═══ Provided material ═══

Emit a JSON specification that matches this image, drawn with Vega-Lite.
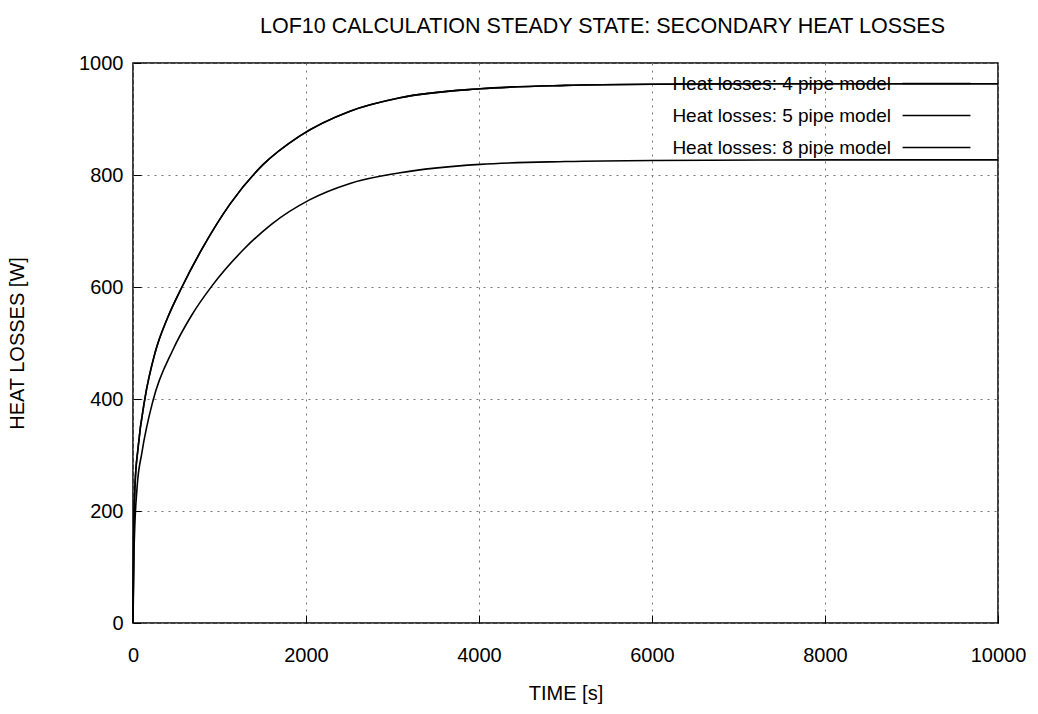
{
  "$schema": "https://vega.github.io/schema/vega-lite/v6.json",
  "width": 865,
  "height": 560,
  "autosize": "none",
  "padding": {"left": 133, "top": 63, "right": 40, "bottom": 91},
  "background": "white",
  "config": {
    "font": "Liberation Sans",
    "view": {"stroke": "black", "strokeWidth": 1.5}
  },
  "title": {
    "text": "LOF10 CALCULATION STEADY STATE: SECONDARY HEAT LOSSES",
    "fontSize": 21.5,
    "fontWeight": "normal",
    "color": "black",
    "anchor": "middle",
    "offset": 16,
    "dx": 37
  },
  "datasets": {
    "curves": [
      {"t": 0, "v": 0, "s": "Heat losses: 4 pipe model"},
      {"t": 8, "v": 150, "s": "Heat losses: 4 pipe model"},
      {"t": 23, "v": 245, "s": "Heat losses: 4 pipe model"},
      {"t": 58, "v": 312, "s": "Heat losses: 4 pipe model"},
      {"t": 139, "v": 402, "s": "Heat losses: 4 pipe model"},
      {"t": 254, "v": 482, "s": "Heat losses: 4 pipe model"},
      {"t": 400, "v": 545, "s": "Heat losses: 4 pipe model"},
      {"t": 566, "v": 600, "s": "Heat losses: 4 pipe model"},
      {"t": 798, "v": 668, "s": "Heat losses: 4 pipe model"},
      {"t": 1121, "v": 748, "s": "Heat losses: 4 pipe model"},
      {"t": 1500, "v": 818, "s": "Heat losses: 4 pipe model"},
      {"t": 1930, "v": 870, "s": "Heat losses: 4 pipe model"},
      {"t": 2509, "v": 914, "s": "Heat losses: 4 pipe model"},
      {"t": 3087, "v": 938, "s": "Heat losses: 4 pipe model"},
      {"t": 4012, "v": 954, "s": "Heat losses: 4 pipe model"},
      {"t": 5000, "v": 960, "s": "Heat losses: 4 pipe model"},
      {"t": 6000, "v": 962, "s": "Heat losses: 4 pipe model"},
      {"t": 8000, "v": 963, "s": "Heat losses: 4 pipe model"},
      {"t": 10000, "v": 963, "s": "Heat losses: 4 pipe model"},
      {"t": 0, "v": 0, "s": "Heat losses: 5 pipe model"},
      {"t": 8, "v": 150, "s": "Heat losses: 5 pipe model"},
      {"t": 23, "v": 245, "s": "Heat losses: 5 pipe model"},
      {"t": 58, "v": 312, "s": "Heat losses: 5 pipe model"},
      {"t": 139, "v": 402, "s": "Heat losses: 5 pipe model"},
      {"t": 254, "v": 482, "s": "Heat losses: 5 pipe model"},
      {"t": 400, "v": 545, "s": "Heat losses: 5 pipe model"},
      {"t": 566, "v": 600, "s": "Heat losses: 5 pipe model"},
      {"t": 798, "v": 668, "s": "Heat losses: 5 pipe model"},
      {"t": 1121, "v": 748, "s": "Heat losses: 5 pipe model"},
      {"t": 1500, "v": 818, "s": "Heat losses: 5 pipe model"},
      {"t": 1930, "v": 870, "s": "Heat losses: 5 pipe model"},
      {"t": 2509, "v": 914, "s": "Heat losses: 5 pipe model"},
      {"t": 3087, "v": 938, "s": "Heat losses: 5 pipe model"},
      {"t": 4012, "v": 954, "s": "Heat losses: 5 pipe model"},
      {"t": 5000, "v": 960, "s": "Heat losses: 5 pipe model"},
      {"t": 6000, "v": 962, "s": "Heat losses: 5 pipe model"},
      {"t": 8000, "v": 963, "s": "Heat losses: 5 pipe model"},
      {"t": 10000, "v": 963, "s": "Heat losses: 5 pipe model"},
      {"t": 0, "v": 0, "s": "Heat losses: 8 pipe model"},
      {"t": 12, "v": 130, "s": "Heat losses: 8 pipe model"},
      {"t": 46, "v": 240, "s": "Heat losses: 8 pipe model"},
      {"t": 104, "v": 305, "s": "Heat losses: 8 pipe model"},
      {"t": 231, "v": 397, "s": "Heat losses: 8 pipe model"},
      {"t": 462, "v": 488, "s": "Heat losses: 8 pipe model"},
      {"t": 680, "v": 550, "s": "Heat losses: 8 pipe model"},
      {"t": 913, "v": 602, "s": "Heat losses: 8 pipe model"},
      {"t": 1272, "v": 666, "s": "Heat losses: 8 pipe model"},
      {"t": 1600, "v": 712, "s": "Heat losses: 8 pipe model"},
      {"t": 2046, "v": 756, "s": "Heat losses: 8 pipe model"},
      {"t": 2509, "v": 785, "s": "Heat losses: 8 pipe model"},
      {"t": 3087, "v": 804, "s": "Heat losses: 8 pipe model"},
      {"t": 4012, "v": 819, "s": "Heat losses: 8 pipe model"},
      {"t": 5000, "v": 824, "s": "Heat losses: 8 pipe model"},
      {"t": 6000, "v": 826, "s": "Heat losses: 8 pipe model"},
      {"t": 8000, "v": 827, "s": "Heat losses: 8 pipe model"},
      {"t": 10000, "v": 827, "s": "Heat losses: 8 pipe model"}
    ]
  },
  "data": {"name": "curves"},
  "mark": {"type": "line", "strokeWidth": 1.6, "interpolate": "monotone"},
  "encoding": {
    "x": {
      "field": "t",
      "type": "quantitative",
      "scale": {"domain": [0, 10000], "nice": false},
      "axis": {
        "title": "TIME [s]",
        "titleFontSize": 20,
        "titleFontWeight": "normal",
        "titleColor": "black",
        "titlePadding": 18,
        "values": [0, 2000, 4000, 6000, 8000, 10000],
        "format": "d",
        "labelFontSize": 20,
        "labelColor": "black",
        "labelPadding": 30,
        "labelFlush": false,
        "domain": false,
        "tickSize": -8,
        "tickColor": "black",
        "grid": true,
        "gridColor": "#777",
        "gridDash": [2, 5],
        "gridWidth": 1
      }
    },
    "y": {
      "field": "v",
      "type": "quantitative",
      "scale": {"domain": [0, 1000], "nice": false},
      "axis": {
        "title": "HEAT LOSSES [W]",
        "titleFontSize": 20,
        "titleFontWeight": "normal",
        "titleColor": "black",
        "titlePadding": 51,
        "values": [0, 200, 400, 600, 800, 1000],
        "format": "d",
        "labelFontSize": 20,
        "labelColor": "black",
        "labelPadding": 18,
        "labelFlush": false,
        "domain": false,
        "tickSize": -8,
        "tickColor": "black",
        "grid": true,
        "gridColor": "#777",
        "gridDash": [2, 5],
        "gridWidth": 1
      }
    },
    "color": {
      "field": "s",
      "type": "nominal",
      "scale": {"range": ["black", "black", "black"]},
      "legend": {
        "title": null,
        "orient": "none",
        "legendX": 794,
        "legendY": 11,
        "symbolType": "M-6,0H6",
        "symbolSize": 128,
        "symbolStrokeWidth": 1.4,
        "labelFontSize": 19,
        "labelColor": "black",
        "labelAlign": "right",
        "labelOffset": -55,
        "labelLimit": 400,
        "rowPadding": 12,
        "fillColor": null
      }
    }
  }
}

═══

*Task to complete*
All of the material above should be reproduced exactly, except the pictures.

*In response*
Emit a JSON specification that matches this image, drawn with Vega-Lite.
{
  "$schema": "https://vega.github.io/schema/vega-lite/v6.json",
  "width": 865,
  "height": 560,
  "autosize": "none",
  "padding": {"left": 133, "top": 63, "right": 40, "bottom": 91},
  "background": "white",
  "config": {
    "font": "Liberation Sans",
    "view": {"stroke": "black", "strokeWidth": 1.5}
  },
  "title": {
    "text": "LOF10 CALCULATION STEADY STATE: SECONDARY HEAT LOSSES",
    "fontSize": 21.5,
    "fontWeight": "normal",
    "color": "black",
    "anchor": "middle",
    "offset": 16,
    "dx": 37
  },
  "datasets": {
    "curves": [
      {"t": 0, "v": 0, "s": "Heat losses: 4 pipe model"},
      {"t": 8, "v": 150, "s": "Heat losses: 4 pipe model"},
      {"t": 23, "v": 245, "s": "Heat losses: 4 pipe model"},
      {"t": 58, "v": 312, "s": "Heat losses: 4 pipe model"},
      {"t": 139, "v": 402, "s": "Heat losses: 4 pipe model"},
      {"t": 254, "v": 482, "s": "Heat losses: 4 pipe model"},
      {"t": 400, "v": 545, "s": "Heat losses: 4 pipe model"},
      {"t": 566, "v": 600, "s": "Heat losses: 4 pipe model"},
      {"t": 798, "v": 668, "s": "Heat losses: 4 pipe model"},
      {"t": 1121, "v": 748, "s": "Heat losses: 4 pipe model"},
      {"t": 1500, "v": 818, "s": "Heat losses: 4 pipe model"},
      {"t": 1930, "v": 870, "s": "Heat losses: 4 pipe model"},
      {"t": 2509, "v": 914, "s": "Heat losses: 4 pipe model"},
      {"t": 3087, "v": 938, "s": "Heat losses: 4 pipe model"},
      {"t": 4012, "v": 954, "s": "Heat losses: 4 pipe model"},
      {"t": 5000, "v": 960, "s": "Heat losses: 4 pipe model"},
      {"t": 6000, "v": 962, "s": "Heat losses: 4 pipe model"},
      {"t": 8000, "v": 963, "s": "Heat losses: 4 pipe model"},
      {"t": 10000, "v": 963, "s": "Heat losses: 4 pipe model"},
      {"t": 0, "v": 0, "s": "Heat losses: 5 pipe model"},
      {"t": 8, "v": 150, "s": "Heat losses: 5 pipe model"},
      {"t": 23, "v": 245, "s": "Heat losses: 5 pipe model"},
      {"t": 58, "v": 312, "s": "Heat losses: 5 pipe model"},
      {"t": 139, "v": 402, "s": "Heat losses: 5 pipe model"},
      {"t": 254, "v": 482, "s": "Heat losses: 5 pipe model"},
      {"t": 400, "v": 545, "s": "Heat losses: 5 pipe model"},
      {"t": 566, "v": 600, "s": "Heat losses: 5 pipe model"},
      {"t": 798, "v": 668, "s": "Heat losses: 5 pipe model"},
      {"t": 1121, "v": 748, "s": "Heat losses: 5 pipe model"},
      {"t": 1500, "v": 818, "s": "Heat losses: 5 pipe model"},
      {"t": 1930, "v": 870, "s": "Heat losses: 5 pipe model"},
      {"t": 2509, "v": 914, "s": "Heat losses: 5 pipe model"},
      {"t": 3087, "v": 938, "s": "Heat losses: 5 pipe model"},
      {"t": 4012, "v": 954, "s": "Heat losses: 5 pipe model"},
      {"t": 5000, "v": 960, "s": "Heat losses: 5 pipe model"},
      {"t": 6000, "v": 962, "s": "Heat losses: 5 pipe model"},
      {"t": 8000, "v": 963, "s": "Heat losses: 5 pipe model"},
      {"t": 10000, "v": 963, "s": "Heat losses: 5 pipe model"},
      {"t": 0, "v": 0, "s": "Heat losses: 8 pipe model"},
      {"t": 12, "v": 130, "s": "Heat losses: 8 pipe model"},
      {"t": 46, "v": 240, "s": "Heat losses: 8 pipe model"},
      {"t": 104, "v": 305, "s": "Heat losses: 8 pipe model"},
      {"t": 231, "v": 397, "s": "Heat losses: 8 pipe model"},
      {"t": 462, "v": 488, "s": "Heat losses: 8 pipe model"},
      {"t": 680, "v": 550, "s": "Heat losses: 8 pipe model"},
      {"t": 913, "v": 602, "s": "Heat losses: 8 pipe model"},
      {"t": 1272, "v": 666, "s": "Heat losses: 8 pipe model"},
      {"t": 1600, "v": 712, "s": "Heat losses: 8 pipe model"},
      {"t": 2046, "v": 756, "s": "Heat losses: 8 pipe model"},
      {"t": 2509, "v": 785, "s": "Heat losses: 8 pipe model"},
      {"t": 3087, "v": 804, "s": "Heat losses: 8 pipe model"},
      {"t": 4012, "v": 819, "s": "Heat losses: 8 pipe model"},
      {"t": 5000, "v": 824, "s": "Heat losses: 8 pipe model"},
      {"t": 6000, "v": 826, "s": "Heat losses: 8 pipe model"},
      {"t": 8000, "v": 827, "s": "Heat losses: 8 pipe model"},
      {"t": 10000, "v": 827, "s": "Heat losses: 8 pipe model"}
    ]
  },
  "data": {"name": "curves"},
  "mark": {"type": "line", "strokeWidth": 1.6, "interpolate": "monotone"},
  "encoding": {
    "x": {
      "field": "t",
      "type": "quantitative",
      "scale": {"domain": [0, 10000], "nice": false},
      "axis": {
        "title": "TIME [s]",
        "titleFontSize": 20,
        "titleFontWeight": "normal",
        "titleColor": "black",
        "titlePadding": 18,
        "values": [0, 2000, 4000, 6000, 8000, 10000],
        "format": "d",
        "labelFontSize": 20,
        "labelColor": "black",
        "labelPadding": 30,
        "labelFlush": false,
        "domain": false,
        "tickSize": -8,
        "tickColor": "black",
        "grid": true,
        "gridColor": "#777",
        "gridDash": [2, 5],
        "gridWidth": 1
      }
    },
    "y": {
      "field": "v",
      "type": "quantitative",
      "scale": {"domain": [0, 1000], "nice": false},
      "axis": {
        "title": "HEAT LOSSES [W]",
        "titleFontSize": 20,
        "titleFontWeight": "normal",
        "titleColor": "black",
        "titlePadding": 51,
        "values": [0, 200, 400, 600, 800, 1000],
        "format": "d",
        "labelFontSize": 20,
        "labelColor": "black",
        "labelPadding": 18,
        "labelFlush": false,
        "domain": false,
        "tickSize": -8,
        "tickColor": "black",
        "grid": true,
        "gridColor": "#777",
        "gridDash": [2, 5],
        "gridWidth": 1
      }
    },
    "color": {
      "field": "s",
      "type": "nominal",
      "scale": {"range": ["black", "black", "black"]},
      "legend": {
        "title": null,
        "orient": "none",
        "legendX": 794,
        "legendY": 11,
        "symbolType": "M-6,0H6",
        "symbolSize": 128,
        "symbolStrokeWidth": 1.4,
        "labelFontSize": 19,
        "labelColor": "black",
        "labelAlign": "right",
        "labelOffset": -55,
        "labelLimit": 400,
        "rowPadding": 12,
        "fillColor": null
      }
    }
  }
}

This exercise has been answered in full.